Когда сравниваешь фотографии тех мест, которые писал Ван Гог, с его этюдами и рисунками, невольно поражаешься и тому, насколько у него преобразована, приподнята, переведена на иной язык натура, и тому, как он при этом остается верен натуре, иной раз до мелочей. Сфотографированные пейзажи (например, вид арльского канала с подъемным мостом, берега моря в Сен-Мари, больничного сада и другие) выглядят ужасающе буднично, прозаично — в них на первый взгляд нет и намека на те волнующие образы, которые рождались под кистью Ван Гога. А между тем они рождались именно здесь, именно этим кусочком местности вдохновлены, в нем «прочитаны», и мало того — он почти документально в них воспроизведен. Мост через канал Ван Гог изобразил скрупулезно точно, со всеми его балками и подвесными цепями (вспомним, как старательно изображал Винсент в свое время устройство ткацкого станка). Уличное кафе в Арле — можно не сомневаться, что тут был именно такой парусиновый навес с крючками, именно такие гнутые ножки у столов, такой фонарь и все остальное. Вот сад арльской больницы: на картине те же, что и на фотографии, аркады, клумбы, фонтан посередине. Или из более поздних работ — бульвар в Сен-Реми со старыми платанами. Он сфотографирован с той же точки зрения, с какой его писал Ван Гог, и легко убедиться, что даже форма ствола каждого дерева на картине сохранена та самая, как в натуре.

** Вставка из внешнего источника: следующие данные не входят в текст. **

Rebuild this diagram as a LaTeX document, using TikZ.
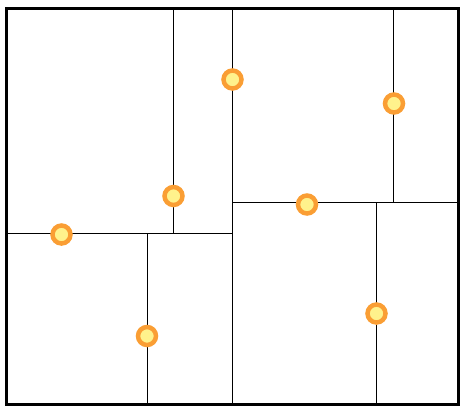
\documentclass[tikz,border=0pt]{standalone}
\usepackage{tikz}
\usetikzlibrary{positioning}

\definecolor{ptorange}{RGB}{250,158,52}
\definecolor{ptyellow}{RGB}{255,242,140}

\begin{document}
\begin{tikzpicture}[x=1pt,y=-1pt,
    split/.style={line width=1pt},
    kdpoint/.style={circle,draw=ptorange,fill=ptyellow,line width=4.5pt,
      minimum size=18pt,inner sep=0pt}]
    \useasboundingbox (0,0) rectangle (466,413);
    % Splitting lines of the tree
    \draw[split] (232,8.5) -- (232,404);
    \draw[split] (6.5,233) -- (232,233);
    \draw[split] (173.5,8.5) -- (173.5,233);
    \draw[split] (147,233) -- (147,404);
    \draw[split] (232,202) -- (458,202);
    \draw[split] (393.5,8.5) -- (393.5,202);
    \draw[split] (376.5,202) -- (376.5,404);
    % Outer box
    \draw[line width=3pt] (6.5,8.5) rectangle (458,404);
    % Points stored in the tree
    \node[kdpoint] (p1) at (232.5,79.5) {};
    \node[kdpoint] (p2) at (61.5,234.5) {};
    \node[kdpoint] (p3) at (173.5,196) {};
    \node[kdpoint] (p4) at (147,336) {};
    \node[kdpoint] (p5) at (307,204.5) {};
    \node[kdpoint] (p6) at (394,103.5) {};
    \node[kdpoint] (p7) at (376.5,313.5) {};
\end{tikzpicture}
\end{document}
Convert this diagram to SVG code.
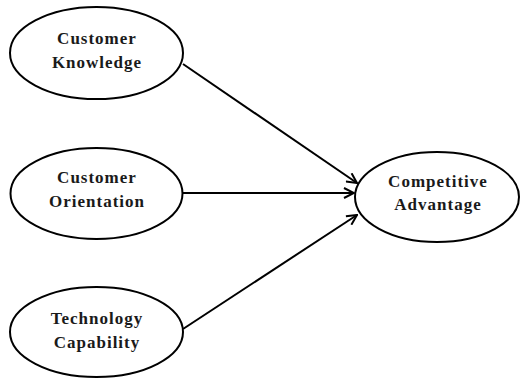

Что же художник изменял? Почти ничего и всё! Можно сказать, выражаясь фигурально, что он владел духовным рентгеном, с помощью которого прозревал душу вещей за их оболочкой. Старые узловатые стволы становились у него мудрыми и страдающими; обстановка уличного кафе — лихорадочной; черепичные крыши домов уподоблялись скалистым наслоениям; тропинки изгибались круче, извилистей, очертания вибрировали, размеры солнца росли — и все пламенело, словно очищенное от житейской мути и пыли, первозданными красками драгоценных камней и живых цветов.